Présidentielle au Tchad : tensions entre les alliances occidentales et l’influence croissante de la Russie

Mai 11, 2024 | Afrique, Europe, France, Les rapports

L’élection présidentielle au Tchad du 6 mai 2024 est déjà considérée comme verrouillée en faveur du président sortant, Mahamat Idriss Déby.
Le Tchad est un vaste pays désertique, enclavé et très pauvre, mais il est stratégiquement important pour la france et les États-Unis dans leur lutte contre les djihadistes au Sahel.

Le général Mahamat Idriss Déby est à la tête de la junte militaire qui a pris le pouvoir après la mort de son père, Idriss Déby, en avril 2021. Il est également le chef du parti Coalition pour un Tchad uni et est largement favori pour remporter le scrutin présidentiel. Cependant, de nombreux observateurs internationaux ont critiqué les conditions dans lesquelles se déroule cette élection.

Tout d’abord, il n’y a pas d’observateurs occidentaux pour surveiller le scrutin. Ensuite, la commission électorale a été entièrement nommée par le pouvoir en place, ce qui soulève des questions sur son impartialité.

De plus, il a été interdit aux opposants de photographier les procès-verbaux des décomptes de voix, ce qui rend difficile la vérification des résultats. Enfin, la moitié des vingt candidats à l’élection ont été invalidés, ce qui réduit encore les choix pour les électeurs.

Malgré ces préoccupations, le général Mahamat Idriss Déby est considéré comme le favori incontesté de l’élection. Il a succédé à son père à la tête du pays après sa mort lors d’une attaque de djihadistes sur le front nord. Cette succession a été contestée par certains, car elle ne respectait pas la Constitution. Cependant, le général Mahamat Idriss Déby a été désigné par une junte de quinze généraux et est depuis lors à la tête du pays.

Le seul candidat qui semble pouvoir rivaliser avec le général Mahamat Idriss Déby est son propre Premier ministre, Succès Masra.
Pour autant, certains de ses anciens partisans considèrent sa candidature comme une trahison, car des centaines de militants de son parti ont été tués par la police et l’armée en octobre 2022, tandis qu’un millier d’entre eux ont été envoyés au bagne de Koro Toro. Cet événement a marqué la fin de tout espoir de transition authentiquement démocratique promise par le régime lors de la nomination de Mahamat Déby.

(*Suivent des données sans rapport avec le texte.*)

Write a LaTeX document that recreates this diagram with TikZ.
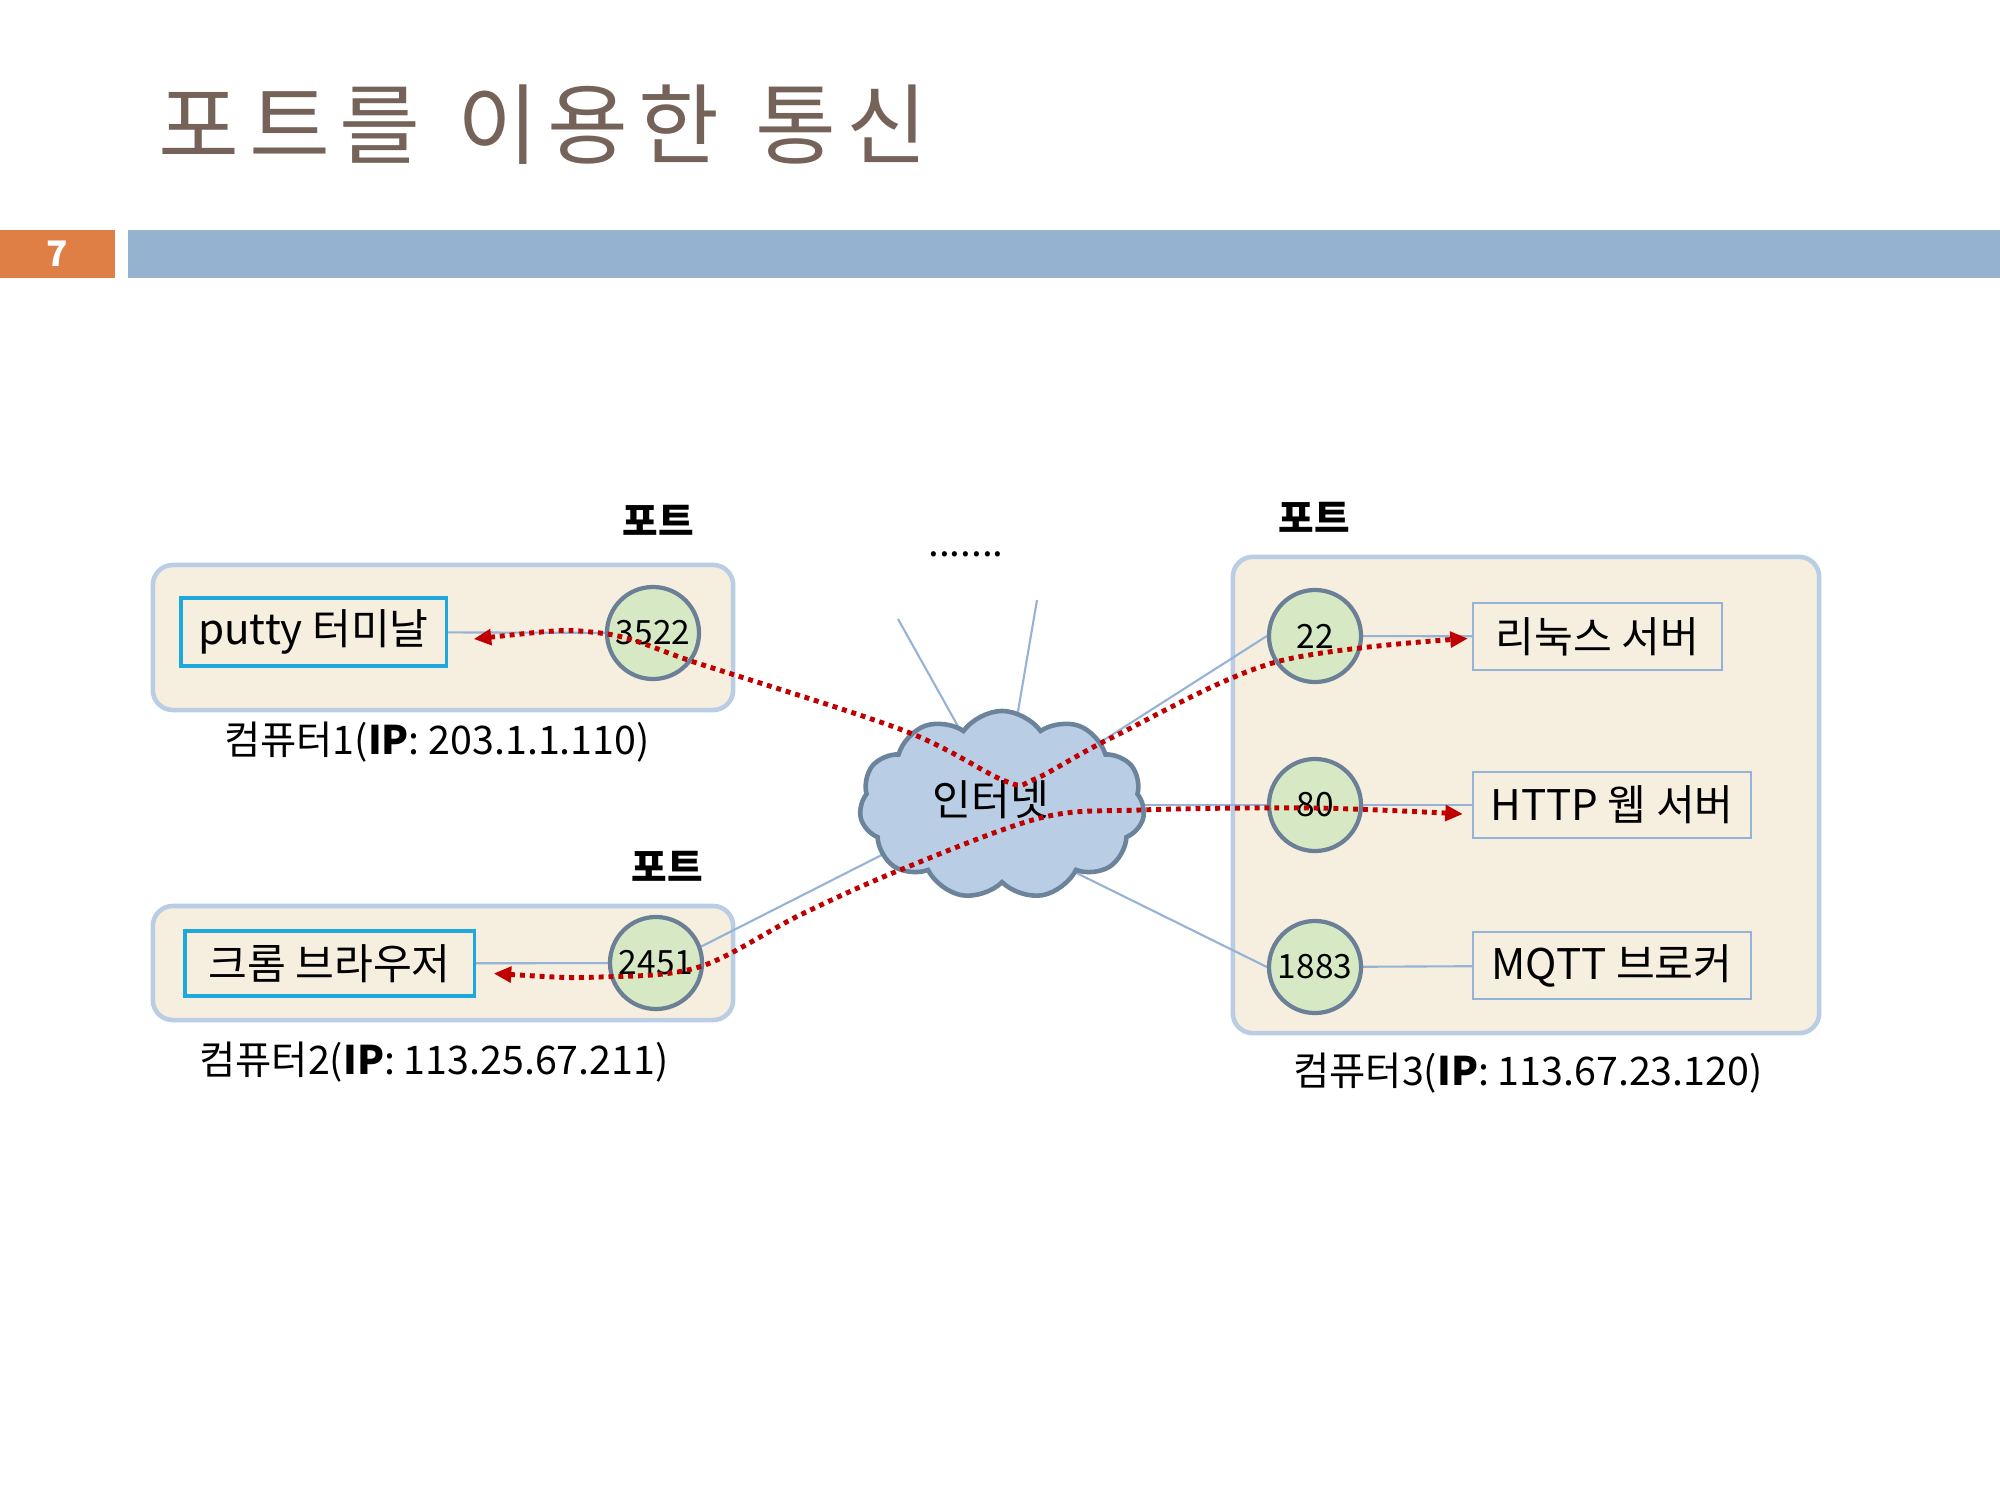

Le Tchad est un pays particulièrement pauvre, avec un niveau de vie parmi les plus bas d’Afrique. Près de 42 % des Tchadiens vivent sous le seuil de pauvreté et l’indice de développement humain (mortalité infantile, espérance de vie, alphabétisme) le classe au 187e rang mondial sur 193. Les ressources minières prometteuses du pays, telles que l’or, le fer, la bauxite, le cuivre, l’étain et le tungstène, restent pour l’instant à l’état de promesses, le pays n’exportant substantiellement que du pétrole.

Les deux principales plateformes d’opposition, Wakit Tama et le CGAP, ont appelé à boycotter l’élection, qu’elles considèrent comme une mascarade destinée à consacrer une « dynastie Déby ». Des violences sont à craindre dans les jours suivant le scrutin, au fur et à mesure que les résultats seront annoncés.

L’alliance avec Paris et Washington est également en jeu dans cette élection. Le Tchad est le dernier point d’appui des deux pays dans la lutte contre les djihadistes au Sahel. La France maintient encore un millier de soldats.

Pour autant, on ne saura occulter que le président de la transition, Mahamat Idriss Déby Itno, a effectué une visite officielle en Russie le 23 janvier 2024 qu’il avait qualifié pays de « frère ».

Dans ce contexte le Tchad pourrait décider de changer d’alliance avec les Occidentaux au profit de Moscou après l’élection.
A l’aune du retrait partiel et temporaire des troupes américaines du Tchad, rien ne permet d’exclure que les autorités de N’Djamena soient les prochaines à demander le départ des troupes françaises stationnées dans le pays.